Don’t replace them with federal workers, replace them with a private company (with private workers).
See #1.
Please check out the stories I linked. There is a great unmet need out there in terms of rehabilitation and rebuilding.
I disagree. The CCC was a shot in the arm for my state’s econonomy, and did keep families from starving, while building drainage canals and dams which are still serving the public today.
The beauty of the Infrastructure Bank is that it’s a revolving fund, like the State Revolving Funds which many states use to finance rural water and sewer projects. Once a project is complete, the money is paid back into the Bank for it to lend to the next project.
I am not familiar with this idea. How is it different from a local government floating construction bonds? Is it just a question of interest rates or is there more to it?
But then…this isn’t the CCC at all. It’s just another company receiving a government contract. I don’t see how this is any different than what we have now.

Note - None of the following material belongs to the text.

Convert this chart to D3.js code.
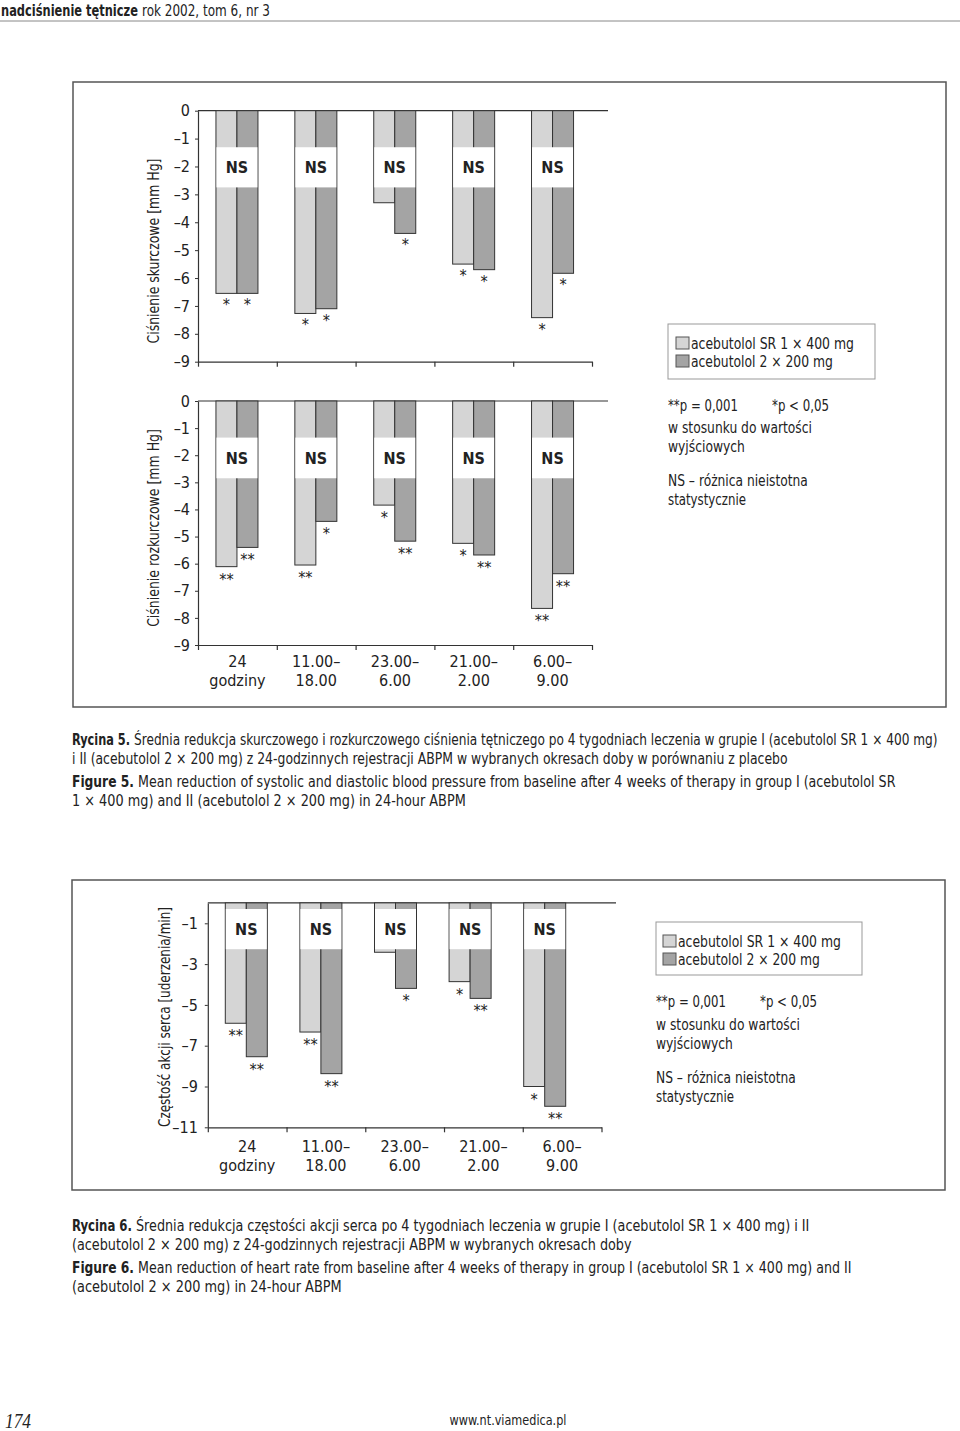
<!DOCTYPE html>
<html>
<head>
<meta charset="utf-8">
<script src="https://cdn.jsdelivr.net/npm/d3@7"></script>
<style>
  body { margin: 0; background: #fff; }
  svg text { font-family: 'Liberation Sans Narrow', 'DejaVu Sans Condensed', 'Liberation Sans', sans-serif; fill: #222; }
</style>
</head>
<body>
<div id="page"></div>
<script>
// categories (two lines each) and series
var categories = [["24", "godziny"], ["11.00–", "18.00"], ["23.00–", "6.00"], ["21.00–", "2.00"], ["6.00–", "9.00"]];
var seriesNames = ["acebutolol SR 1 × 400 mg", "acebutolol 2 × 200 mg"];

// Rycina 5 - skurczowe
var systolicSR = [-6.55, -7.27, -3.3, -5.5, -7.42];
var systolic2x = [-6.55, -7.1, -4.4, -5.7, -5.83];
var systolicSigSR = ["*", "*", "", "*", "*"];
var systolicSig2x = ["*", "*", "*", "*", "*"];

// Rycina 5 - rozkurczowe
var diastolicSR = [-6.11, -6.05, -3.84, -5.25, -7.65];
var diastolic2x = [-5.4, -4.44, -5.17, -5.68, -6.37];
var diastolicSigSR = ["**", "**", "*", "*", "**"];
var diastolicSig2x = ["**", "*", "**", "**", "**"];

// Rycina 6 - czestosc akcji serca
var heartSR = [-5.9, -6.33, -2.42, -3.86, -9.0];
var heart2x = [-7.54, -8.37, -4.19, -4.68, -9.97];
var heartSigSR = ["**", "**", "", "*", "*"];
var heartSig2x = ["**", "**", "*", "**", "**"];

var bpTicks = [0, -1, -2, -3, -4, -5, -6, -7, -8, -9];
var hrTicks = [-1, -3, -5, -7, -9, -11];

var colors = ["#d5d5d5", "#a4a4a4"];

var svg = d3.select("#page").append("svg").attr("width", 960).attr("height", 1431);

// squeeze a text horizontally to a given width (the print font is condensed)
function squeeze(t, x, y, width, extra) {
  t.attr("x", 0).attr("y", 0);
  var w = t.node().getComputedTextLength();
  t.attr("transform", "translate(" + x + "," + y + ")" + (extra || "") + " scale(" + (width / w) + ",1)");
  return t;
}

function line(x, y, size, txt, width, bold) {
  var t = svg.append("text").style("font-size", size + "px").text(txt);
  if (bold) t.style("font-weight", "bold");
  return squeeze(t, x, y, width);
}

// bold lead + regular rest
function twoPart(x, yb, size, bold, boldLen, rest, totalLen) {
  var lead = 0;
  if (bold) {
    line(x, yb, size, bold, boldLen, true);
    lead = boldLen + 4;
  }
  line(x + lead, yb, size, rest, totalLen - lead, false);
}

// header
twoPart(1, 16, 16, "nadciśnienie tętnicze", 137, "rok 2002, tom 6, nr 3", 269);
svg.append("line").attr("x1", 0).attr("x2", 960).attr("y1", 21).attr("y2", 21)
  .attr("stroke", "#888").attr("stroke-width", 1);

// frames
svg.append("rect").attr("x", 73).attr("y", 82).attr("width", 873).attr("height", 625)
  .attr("fill", "none").attr("stroke", "#555").attr("stroke-width", 1.5);
svg.append("rect").attr("x", 72).attr("y", 880).attr("width", 873).attr("height", 310)
  .attr("fill", "none").attr("stroke", "#555").attr("stroke-width", 1.5);

function minusFmt(d) { return d === 0 ? "0" : "–" + Math.abs(d); }

function drawPanel(p) {
  var y = d3.scaleLinear().domain(p.yDomain).range(p.yRange);
  var x = d3.scaleBand().domain(d3.range(categories.length)).range(p.barRange);
  var xs = d3.scaleBand().domain([0, 1]).range([x.bandwidth() / 2 - p.barW, x.bandwidth() / 2 + p.barW]);
  var xl = d3.scaleBand().domain(d3.range(categories.length)).range(p.axisRange);
  var g = svg.append("g");

  // zero line across the top
  g.append("line").attr("x1", p.axisRange[0]).attr("x2", p.zeroEnd)
    .attr("y1", y(0)).attr("y2", y(0)).attr("stroke", "#333").attr("stroke-width", 1.2);

  var groups = g.selectAll(".grp").data(d3.range(categories.length)).enter().append("g")
    .attr("transform", function(i) { return "translate(" + x(i) + ",0)"; });

  var rows = function(i) {
    return [{s: 0, v: p.sr[i], sig: p.sigSR[i]}, {s: 1, v: p.x2[i], sig: p.sig2x[i]}];
  };

  groups.selectAll("rect.bar").data(rows).enter().append("rect")
    .attr("class", "bar")
    .attr("x", function(d) { return xs(d.s); })
    .attr("width", xs.bandwidth())
    .attr("y", y(0))
    .attr("height", function(d) { return y(d.v) - y(0); })
    .attr("fill", function(d) { return colors[d.s]; })
    .attr("stroke", "#333").attr("stroke-width", 1);

  // white NS box over the bars
  groups.append("rect")
    .attr("x", xs(0) + 0.5).attr("width", xs.bandwidth() * 2 - 1)
    .attr("y", y(p.nsBox[0])).attr("height", y(p.nsBox[1]) - y(p.nsBox[0]))
    .attr("fill", "#fff");
  groups.append("text").text("NS")
    .attr("x", x.bandwidth() / 2)
    .attr("y", (y(p.nsBox[0]) + y(p.nsBox[1])) / 2)
    .attr("dy", "0.36em")
    .attr("text-anchor", "middle")
    .style("font-weight", "bold").style("font-size", "16px");

  // significance stars
  groups.selectAll("text.sig").data(rows).enter().append("text")
    .attr("class", "sig")
    .attr("x", function(d) { return xs(d.s) + xs.bandwidth() / 2; })
    .attr("y", function(d) { return y(d.v) + p.starDy; })
    .attr("text-anchor", "middle")
    .style("font-size", "16px")
    .text(function(d) { return d.sig; });

  // y axis
  var yAxis = d3.axisLeft(y).tickValues(p.ticks).tickSize(3).tickSizeOuter(0)
    .tickPadding(p.tickPad).tickFormat(minusFmt);
  var ya = g.append("g").attr("transform", "translate(" + p.axisRange[0] + ",0)").call(yAxis);
  ya.attr("font-family", null).attr("font-size", null);
  ya.select(".domain").attr("stroke", "#333").attr("stroke-width", 1.2);
  ya.selectAll(".tick line").attr("stroke", "#333");
  ya.selectAll(".tick text").style("font-size", "16px").attr("fill", "#222");

  // x axis: ticks at category boundaries
  var xb = d3.scaleLinear().domain([0, categories.length]).range(p.axisRange);
  var xAxis = d3.axisBottom(xb).ticks(categories.length).tickSize(5).tickSizeOuter(0).tickFormat("");
  var xa = g.append("g").attr("transform", "translate(0," + y(p.yDomain[1]) + ")").call(xAxis);
  xa.select(".domain").attr("stroke", "#333").attr("stroke-width", 1.2);
  xa.selectAll(".tick line").attr("stroke", "#333").attr("stroke-width", 1.2);

  if (p.showLabels) {
    categories.forEach(function(c, i) {
      c.forEach(function(txt, k) {
        g.append("text").attr("x", xl(i) + xl.bandwidth() / 2).attr("y", p.labelY[k])
          .attr("text-anchor", "middle").style("font-size", "16px").text(txt);
      });
    });
  }

  // y axis title
  var t = g.append("text")
    .attr("text-anchor", "middle").attr("dy", "0.35em")
    .style("font-size", p.title.size + "px")
    .text(p.title.text);
  squeeze(t, p.title.x, p.title.y, p.title.len, " rotate(-90)");
}

drawPanel({
  yDomain: [0, -9], yRange: [110.7, 361.7], ticks: bpTicks, tickPad: 5,
  barRange: [197.5, 592], axisRange: [198, 592], zeroEnd: 608, barW: 21,
  sr: systolicSR, x2: systolic2x, sigSR: systolicSigSR, sig2x: systolicSig2x,
  nsBox: [-1.31, -2.75], starDy: 17, showLabels: false,
  title: {text: "Ciśnienie skurczowe [mm Hg]", x: 153.5, y: 251, len: 185, size: 16}
});

drawPanel({
  yDomain: [0, -9], yRange: [401, 645], ticks: bpTicks, tickPad: 5,
  barRange: [197.5, 592], axisRange: [198, 592], zeroEnd: 608, barW: 21,
  sr: diastolicSR, x2: diastolic2x, sigSR: diastolicSigSR, sig2x: diastolicSig2x,
  nsBox: [-1.35, -2.85], starDy: 18, showLabels: true, labelY: [667, 686],
  title: {text: "Ciśnienie rozkurczowe [mm Hg]", x: 153.5, y: 528, len: 198, size: 16}
});

drawPanel({
  yDomain: [0, -11], yRange: [902.9, 1127.3], ticks: hrTicks, tickPad: 7,
  barRange: [209, 582], axisRange: [207.8, 601.5], zeroEnd: 616, barW: 21,
  sr: heartSR, x2: heart2x, sigSR: heartSigSR, sig2x: heartSig2x,
  nsBox: [-0.3, -2.27], starDy: 18, showLabels: true, labelY: [1152, 1171],
  title: {text: "Częstość akcji serca [uderzenia/min]", x: 164.4, y: 1017, len: 220, size: 15}
});

// legends and notes
var legendWidths = [163, 142];
function drawLegend(bx, by, bw, bh, tx, base) {
  svg.append("rect").attr("x", bx).attr("y", by).attr("width", bw).attr("height", bh)
    .attr("fill", "#fff").attr("stroke", "#999").attr("stroke-width", 1);
  seriesNames.forEach(function(name, i) {
    svg.append("rect").attr("x", tx - 15).attr("y", base[i] - 12).attr("width", 13).attr("height", 12)
      .attr("fill", colors[i]).attr("stroke", "#555").attr("stroke-width", 1);
    line(tx, base[i], 15, name, legendWidths[i]);
  });
}

var noteLines = ["w stosunku do wartości", "wyjściowych", "NS – różnica nieistotna", "statystycznie"];
var noteWidths = [144, 77, 140, 78];

function drawNotes(x0, pBase, offsets, starX) {
  line(x0, pBase, 15, "**p = 0,001", 70);
  line(starX, pBase, 15, "*p < 0,05", 57);
  noteLines.forEach(function(t, i) {
    line(x0, pBase + offsets[i], 15, t, noteWidths[i]);
  });
}

drawLegend(668, 324, 207, 55, 691, [349, 367]);
drawNotes(668, 411, [22, 41, 75, 94], 772);
drawLegend(656, 922, 206, 53, 678, [947, 965]);
drawNotes(656, 1007, [23, 42, 76, 95], 760);

// captions
twoPart(72, 745, 15, "Rycina 5.", 58, "Średnia redukcja skurczowego i rozkurczowego ciśnienia tętniczego po 4 tygodniach leczenia w grupie I (acebutolol SR 1 × 400 mg)", 866);
twoPart(72, 764, 15, null, 0, "i II (acebutolol 2 × 200 mg) z 24-godzinnych rejestracji ABPM w wybranych okresach doby w porównaniu z placebo", 716);
twoPart(72, 787, 15, "Figure 5.", 62, "Mean reduction of systolic and diastolic blood pressure from baseline after 4 weeks of therapy in group I (acebutolol SR", 824);
twoPart(72, 806, 15, null, 0, "1 × 400 mg) and II (acebutolol 2 × 200 mg) in 24-hour ABPM", 394);

twoPart(72, 1231, 15, "Rycina 6.", 60, "Średnia redukcja częstości akcji serca po 4 tygodniach leczenia w grupie I (acebutolol SR 1 × 400 mg) i II", 738);
twoPart(72, 1250, 15, null, 0, "(acebutolol 2 × 200 mg) z 24-godzinnych rejestracji ABPM w wybranych okresach doby", 560);
twoPart(72, 1273, 15, "Figure 6.", 62, "Mean reduction of heart rate from baseline after 4 weeks of therapy in group I (acebutolol SR 1 × 400 mg) and II", 780);
twoPart(72, 1292, 15, null, 0, "(acebutolol 2 × 200 mg) in 24-hour ABPM", 270);

// footer
var pg = svg.append("text").style("font-size", "22px")
  .style("font-family", "'Liberation Serif', serif").style("font-style", "italic").text("174");
squeeze(pg, 5, 1428, 26);
var url = svg.append("text").attr("text-anchor", "middle").style("font-size", "14px").text("www.nt.viamedica.pl");
squeeze(url, 508, 1425, 117);
</script>
</body>
</html>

Oh, I have no doubt there’s a need and I didn’t mean to imply there isn’t. It’s just that I believe the states should be doing these things. If we’re going to usurp the state’s role and use low-paid workers, then the states have no incentive to do anything. Like investing their own money into projects. My state just magically uncovered billions in surplus money. A year ago it laid off hundreds of DOT workers. There have been lots of proposals for what to do with the surplus, but rebuilding the infrastructure and hiring back those laid off employees hasn’t been one of them that I have heard.
I’m glad it helped your economy, but we have a national problem. The CCC isn’t going to fix the national unemployment problem or stagnant growth. It won’t help the millions of fifty-somethings who have been driving desks for the last twenty-five years and are now sitting in darkened foreclosed properties, crying because they can’t send their teenagers to college. And if the New CCC has enough money to pay people high enough wages to stimulate the economy, then that means the government is sitting on some secret money. The CCC worked only because the young men in the program were poor, uneducated, and never entertained making anything grander than $40 a month. You tell an 18-year-old he’s going to be pulling in $400 a month while living in the middle of nowhere, military style, doing back-breaking work, and you’re going to hear some teeth-sucking and a loud “Guess I’m joining the Army!”
The CCC worked because of the context in which it was invented. I’m not saying no jobs program would work (AmeriCorps seems fine), but it would have to be reformulated for a new population and way of life.
I feel like an old crotchety-crotch saying that, but I think it’s true.
It’s my understanding that the CCC came into existence when the USA was still a largely agrarian society. Farm boys, generally speaking, knew how to wield a pick and shovel (or an axe) and had the strength needed to do so. In today’s world, those skills are not so readily available. Digging a ditch, especially for drainage, is not as dirt simple as a lot of people seem to think.
I see what you’re saying, but some states don’t have the $ to do anything. One of the ideas of the infrastructure bank is to get states together to do regional projects - which they could invest their own money in.
One of the articles I linked above shows the connection between unemployment and the infrastructure bank. The problem is, if we don’t do something about crumbling infrastructure, pretty soon any growth at all will be nigh impossible.
There is talk of using money which has traditionally been put into other programs to do the initial funding of the Bank. I don’t think there is any secret money. There is also talk of getting private investors to invest in the Bank.
You’re right, this would be something much different.